Certainly, Freitas’ conclusion contradicts much of recent writing on the Afro-American experience. In today’s historical treatments the maligned runaway slave is frequently recast as freedom fighter: the elevation of Cudjoe from a “sell-out” to one of Jamaica’s national heroes is a case in point. Clearly, Freitas’ work would have benefited by at least a sidelong glance at recent writings on marronage in the Caribbean and the Guiana highlands (for example, Barbara Kopytoff, Richard Price, Sylvia De Groot, Orlando Patterson). While this literature may not have been available to the author, one expected to find references to the familiar analyses of Roger Bastide and R. K. Kent, who have dealt with Palmares conceptually. Even more frustrating are the alphabetization of the bibliography by first name and the lack of textual citations or notes to indicate the source of his data (although archival sources, including those consulted in a 1974 Portuguese trip, are listed at the end).

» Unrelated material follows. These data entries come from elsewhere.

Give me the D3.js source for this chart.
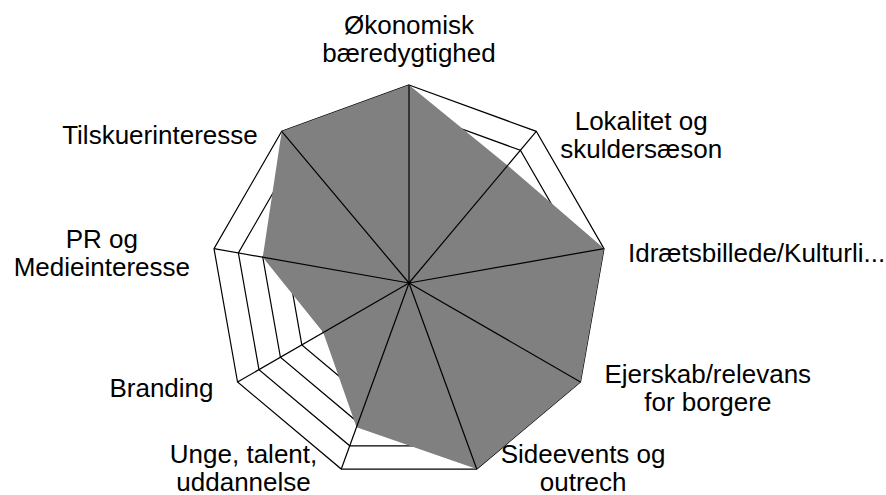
<!DOCTYPE html>
<html>
<head>
<meta charset="utf-8">
<script src="https://cdn.jsdelivr.net/npm/d3@7"></script>
<style>
  body { margin: 0; background: #fff; }
  svg text { font-family: "Liberation Sans", Arial, sans-serif; font-size: 26px; fill: #000; }
</style>
</head>
<body>
<svg id="chart"></svg>
<script>
// Category labels (already wrapped the way the chart shows them)
const categories = [
    ["Økonomisk", "bæredygtighed"],
    ["Lokalitet og", "skuldersæson"],
    ["Idrætsbillede/Kulturli..."],
    ["Ejerskab/relevans", "for borgere"],
    ["Sideevents og", "outrech"],
    ["Unge, talent,", "uddannelse"],
    ["Branding"],
    ["PR og", "Medieinteresse"],
    ["Tilskuerinteresse"]
];

// Series values
const values = [4, 3.1, 4, 4, 4, 3.1, 2, 3, 4];

// Grid rings
const ringTicks = [0.5, 1, 1.5, 2, 2.5, 3, 3.5, 4];
const maxValue = 4;

// Set chart dimensions
const width = 886;
const height = 495;
const cx = 409;
const cy = 283;
const radius = 198;

const svg = d3.select("#chart")
    .attr("width", width)
    .attr("height", height);

const n = categories.length;
const angle = i => -Math.PI / 2 + i * 2 * Math.PI / n;
const r = d3.scaleLinear().domain([0, maxValue]).range([0, radius]);

const point = (i, v) => [cx + r(v) * Math.cos(angle(i)), cy + r(v) * Math.sin(angle(i))];

const g = svg.append("g");

// Rings (drawn below the area)
g.selectAll("polygon.ring")
    .data(ringTicks)
    .join("polygon")
    .attr("class", "ring")
    .attr("points", t => d3.range(n).map(i => point(i, t).join(",")).join(" "))
    .attr("fill", "none")
    .attr("stroke", "#000")
    .attr("stroke-width", 1.2);

// Area
const line = d3.line().curve(d3.curveLinearClosed);
g.append("path")
    .attr("d", line(values.map((v, i) => point(i, v))))
    .attr("fill", "#808080");

// Spokes on top
g.selectAll("line.spoke")
    .data(d3.range(n))
    .join("line")
    .attr("class", "spoke")
    .attr("x1", cx)
    .attr("y1", cy)
    .attr("x2", i => point(i, maxValue)[0])
    .attr("y2", i => point(i, maxValue)[1])
    .attr("stroke", "#000")
    .attr("stroke-width", 1.2);

// Category labels
const lineHeight = 28;
const gap = 24;
categories.forEach((lines, i) => {
    const [vx, vy] = point(i, maxValue);
    const text = g.append("text").attr("text-anchor", "middle");
    const spans = lines.map(l => text.append("tspan").text(l));
    const w = d3.max(spans, s => s.node().getComputedTextLength());
    const c = Math.cos(angle(i));
    const s = Math.sin(angle(i));
    let x, firstBase;
    if (Math.abs(c) < 0.01) {
        x = vx;
        firstBase = vy - 23 - (lines.length - 1) * lineHeight;
    } else {
        x = c > 0 ? vx + gap + w / 2 : vx - gap - w / 2;
        // label block sits roughly centred on the vertex
        const shift = s > 0.8 ? -1 : (s > 0.3 ? 6 : 4);
        firstBase = vy + 9 + shift - (lines.length - 1) / 2 * lineHeight;
    }
    spans.forEach((sp, j) => sp.attr("x", x).attr("y", firstBase + j * lineHeight));
});
</script>
</body>
</html>
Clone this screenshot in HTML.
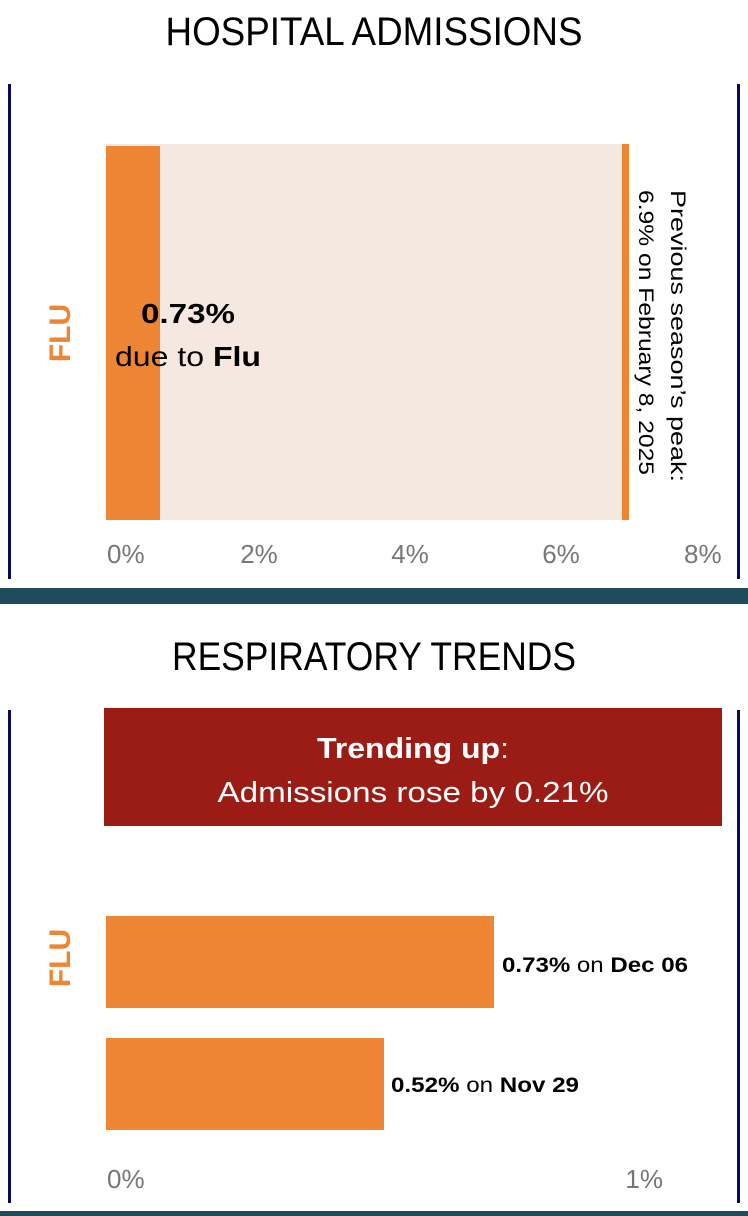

One is tempted to view all literature emanating out of Brazil on the Afro-Brazilian experience as a possible metaphor for discussing contemporary social relations in that nation. That this is a second edition in this decade testifies to the intellectual thirst for treatment of such issues. However, Freitas’ work tantalizes rather than reveals. It remains a one-dimensional narrative and adds little to our total knowledge of the community’s raison d’être.